The economics of this coal supply chain are under growing strain. On the cost side, strip ratios are rising as the easiest seams are exhausted, equipment fleets are ageing, and safety standards are tightened. Environmental regulations are increasing the cost of dust control, water treatment and ash handling. On the revenue side, wholesale prices have fallen from the extremes of 2022, and CO₂ prices remain high, eroding margin per megawatt-hour at coal plants even in lignite-rich systems. In Bulgaria, the swing from a €600 million profit for Maritsa East 2 in 2022 to a €52 million loss in 2024 captures how quickly margins can evaporate when market prices normalise but fixed and regulatory costs remain elevated. In Bosnia, coal supply issues and weak hydrology fed straight through to a nine-figure loss at EPBiH, confirming that mine productivity is now a central credit variable, not a footnote.

CAPEX decisions in the coal sector are therefore being made in a very different context than a decade ago. Expansionary CAPEX aimed at opening new pits or significantly increasing capacity is becoming rare; most investment is either sustaining CAPEX to keep existing mines safe and operational for the remainder of their shortened lives, or transition CAPEX linked to environmental compliance and reclamation. For example, in Serbia, EPS is still investing in extending Drmno’s capacity, but in parallel it is directing far larger sums into hydro refurbishment and new solar capacity. In North Macedonia and Greece, mine-closure spending is being bundled with EU just-transition funds to redevelop coal regions with renewables, storage and new industrial uses, as seen in PPC’s redevelopment plans in Western Macedonia.

For investors and lenders, the key insight is that coal and lignite mines in South-East Europe are shifting from growth assets to managed-decline assets, but they still underpin a significant chunk of baseload generation and therefore cash flow for the next decade. Debt structures linked directly to mine operations will increasingly be scrutinised for tenor alignment with realistic closure dates, for environmental and social risk coverage and for their interaction with power-plant economics and carbon policy. Equity exposure will be priced with a growing risk premium for regulatory change and stranded-asset potential.

At the same time, coal remains politically and socially sensitive. Mines in Kolubara, Kostolac, Maritsa, Tuzla and Pljevlja provide tens of thousands of direct jobs and anchor local economies. Any accelerated phase-down without credible replacement investment would carry social and political risks. That reality explains why Serbia is still expanding some mines even as it builds renewables, why Bulgaria is fighting to keep parts of the Maritsa complex operating, and why Romania is negotiating extensions for 2.6 GW of coal capacity beyond 2026.

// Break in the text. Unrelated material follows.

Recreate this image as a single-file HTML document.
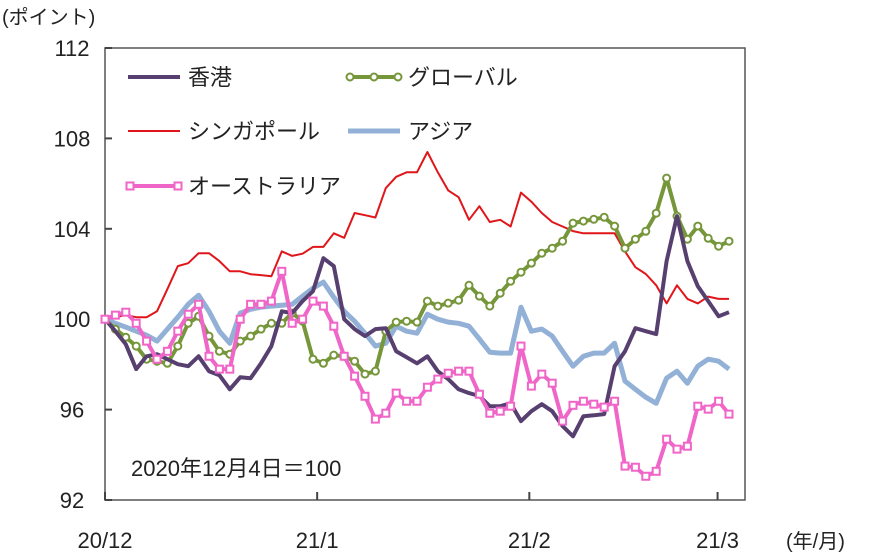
<!DOCTYPE html>
<html><head><meta charset="utf-8"><style>
body{margin:0;background:#fff}
svg text{font-family:"Liberation Sans","Noto Sans CJK JP",sans-serif;fill:#222}
</style></head><body>
<svg id="c" width="874" height="554" viewBox="0 0 874 554"></svg>
<script>
const hk=[100,99.47,98.89,97.79,98.36,98.45,98.23,98.01,97.92,98.36,97.7,97.52,96.9,97.43,97.39,98.05,98.81,100.35,100.27,100.8,101.24,102.7,102.35,100,99.56,99.25,99.56,99.6,98.58,98.32,98.05,98.36,97.7,97.35,96.9,96.73,96.6,96.15,96.15,96.28,95.49,95.93,96.24,95.93,95.27,94.82,95.71,95.75,95.8,97.92,98.58,99.6,99.47,99.34,102.57,104.56,102.57,101.46,100.8,100.13,100.31];
const glob=[100,99.56,99.2,98.81,98.23,98.14,98.05,98.81,99.82,100.13,99.25,98.58,98.45,99.03,99.25,99.56,99.82,99.82,100.27,99.91,98.23,98.05,98.41,98.36,98.14,97.57,97.7,99.47,99.87,99.91,99.87,100.8,100.58,100.71,100.84,101.5,101.02,100.58,101.15,101.68,102.08,102.48,102.92,103.14,103.45,104.25,104.34,104.42,104.51,104.12,103.14,103.54,103.89,104.69,106.24,104.56,103.54,104.12,103.58,103.23,103.45];
const sg=[100,100.09,100.18,100.09,100.09,100.35,101.33,102.35,102.48,102.92,102.92,102.57,102.12,102.12,101.99,101.95,101.9,103.0,102.8,102.9,103.2,103.2,103.8,103.6,104.7,104.6,104.5,105.8,106.3,106.5,106.5,107.4,106.5,105.7,105.4,104.4,105.0,104.3,104.4,104.1,105.6,105.2,104.7,104.3,104.1,103.9,103.8,103.8,103.8,103.8,103.0,102.3,102.0,101.5,100.7,101.5,100.9,100.7,101.0,100.9,100.9];
const asia=[100,99.82,99.65,99.47,99.29,99.03,99.56,100.09,100.66,101.06,100.35,99.47,98.94,100.27,100.44,100.53,100.58,100.62,100.66,101.02,101.37,101.64,100.97,100.35,99.91,99.38,98.81,98.94,99.69,99.47,99.38,100.22,100,99.87,99.82,99.69,99.12,98.54,98.5,98.5,100.53,99.47,99.56,99.25,98.58,97.92,98.36,98.5,98.5,98.94,97.26,96.9,96.55,96.28,97.39,97.7,97.17,97.92,98.23,98.14,97.79];
const aus=[100,100.18,100.31,99.82,99.03,98.23,98.58,99.47,100.22,100.66,98.36,97.79,97.79,100,100.66,100.66,100.8,102.12,99.82,100,100.8,100.58,99.69,98.36,97.48,96.59,95.58,95.84,96.73,96.37,96.37,96.99,97.35,97.61,97.7,97.7,96.68,95.84,95.93,96.15,98.81,97.04,97.57,97.17,95.49,96.19,96.37,96.24,96.11,96.37,93.5,93.45,93.05,93.27,94.69,94.25,94.38,96.15,96.02,96.37,95.8];
const yTicks=[92,96,100,104,108,112];
const xLabels=["20/12","21/1","21/2","21/3"];
const xLabelIdx=[0,20.4,40.8,58.9];

const svg=document.getElementById('c');const NS='http://www.w3.org/2000/svg';
const L=105,R=745,T=48,B=500,N=60,XEND=729;
const X=i=>L+i*(XEND-L)/N;
const Y=v=>B-(v-92)/20*(B-T);
function mk(tag,a,parent){const e=document.createElementNS(NS,tag);for(const k in a)e.setAttribute(k,a[k]);(parent||svg).appendChild(e);return e;}
let frame=mk('rect',{x:L,y:T,width:R-L,height:B-T,fill:'none',stroke:'#555','stroke-width':1.5});


yTicks.forEach(v=>{
 let t=mk('line',{x1:L,x2:L+7,y1:Y(v),y2:Y(v),stroke:'#444','stroke-width':2});
 
 
 let tx=mk('text',{x:L-33,y:Y(v)+8,'font-size':22,'text-anchor':'middle'});tx.textContent=v;
 
 
});
xLabels.forEach((s,k)=>{
 const x=X(xLabelIdx[k]);
 let t=mk('line',{x1:x,x2:x,y1:B,y2:B-8,stroke:'#444','stroke-width':2});
 
 
 let tx=mk('text',{x:x,y:548,'font-size':22,'text-anchor':'middle'});tx.textContent=s;
 
 
});
function pts(a){return a.map((v,i)=>X(i).toFixed(1)+','+Y(v).toFixed(1)).join(' ');}
function series(a,color,w,name){let p=mk('polyline',{points:pts(a),fill:'none',stroke:color,'stroke-width':w,'stroke-linejoin':'round'});
 
 return p;}
series(sg,'#e0161a',2,'singapore-line');
series(asia,'#93b1d6',5,'asia-line');
series(glob,'#76963a',4,'global-line');
glob.forEach((v,i)=>{let c=mk('circle',{cx:X(i),cy:Y(v),r:3.5,fill:'#fff',stroke:'#76963a','stroke-width':2});
 
 });
series(hk,'#574070',4,'hongkong-line');
series(aus,'#f065c8',4,'australia-line');
aus.forEach((v,i)=>{let c=mk('rect',{x:X(i)-3.5,y:Y(v)-3.5,width:7,height:7,fill:'#fff',stroke:'#f065c8','stroke-width':2});
 
 });
// legend
function leg(x,y,color,w,label,marker,name){
 const g=mk('g',{});
 
 
 mk('line',{x1:x,x2:x+52,y1:y,y2:y,stroke:color,'stroke-width':w},g);
 if(marker==='c')[x+2,x+26,x+50].forEach(cx=>mk('circle',{cx:cx,cy:y,r:3.5,fill:'#fff',stroke:color,'stroke-width':2},g));
 if(marker==='s')[x+2,x+50].forEach(cx=>mk('rect',{x:cx-3.5,y:y-3.5,width:7,height:7,fill:'#fff',stroke:color,'stroke-width':2},g));
 const t=mk('text',{x:x+60,y:y+8,'font-size':22},g);t.textContent=label;
}
leg(128,77,'#574070',4,'香港','', 'legend-hongkong');
leg(348,77,'#76963a',4,'グローバル','c','legend-global');
leg(128,131,'#e0161a',2,'シンガポール','','legend-singapore');
leg(348,131,'#93b1d6',5,'アジア','','legend-asia');
leg(128,186,'#f065c8',4,'オーストラリア','s','legend-australia');
let a=mk('text',{x:131,y:476,'font-size':22});a.textContent='2020年12月4日＝100';


let u=mk('text',{x:2,y:24,'font-size':20});u.textContent='(ポイント)';


let u2=mk('text',{x:786,y:548,'font-size':20});u2.textContent='(年/月)';


</script>
</body></html>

In the end, the story of coal for TPPs in South-East Europe is one of tension between legacy and transition. On one side stand massive lignite reserves, sunk CAPEX, established mining communities and power stations that still provide dispatchable, system-critical megawatts. On the other side stand rising CO₂ costs, competitive renewables, tightening EU policy and investors that increasingly favour low-carbon infrastructure. Over the next decade, the region’s coal mines will not disappear overnight, but their role will change fundamentally. They will move from being engines of expansion to carefully managed sources of residual baseload, gradually replaced by a mix of hydro, gas, wind, solar and storage. For anyone analysing the SEE power sector through an investor or policy lens, the key is to understand that these mines are neither dead nor future-proof. They sit at the heart of a financial and operational balancing act that will shape electricity prices, security of supply and balance-sheet risk in South-East Europe well into the 2030s.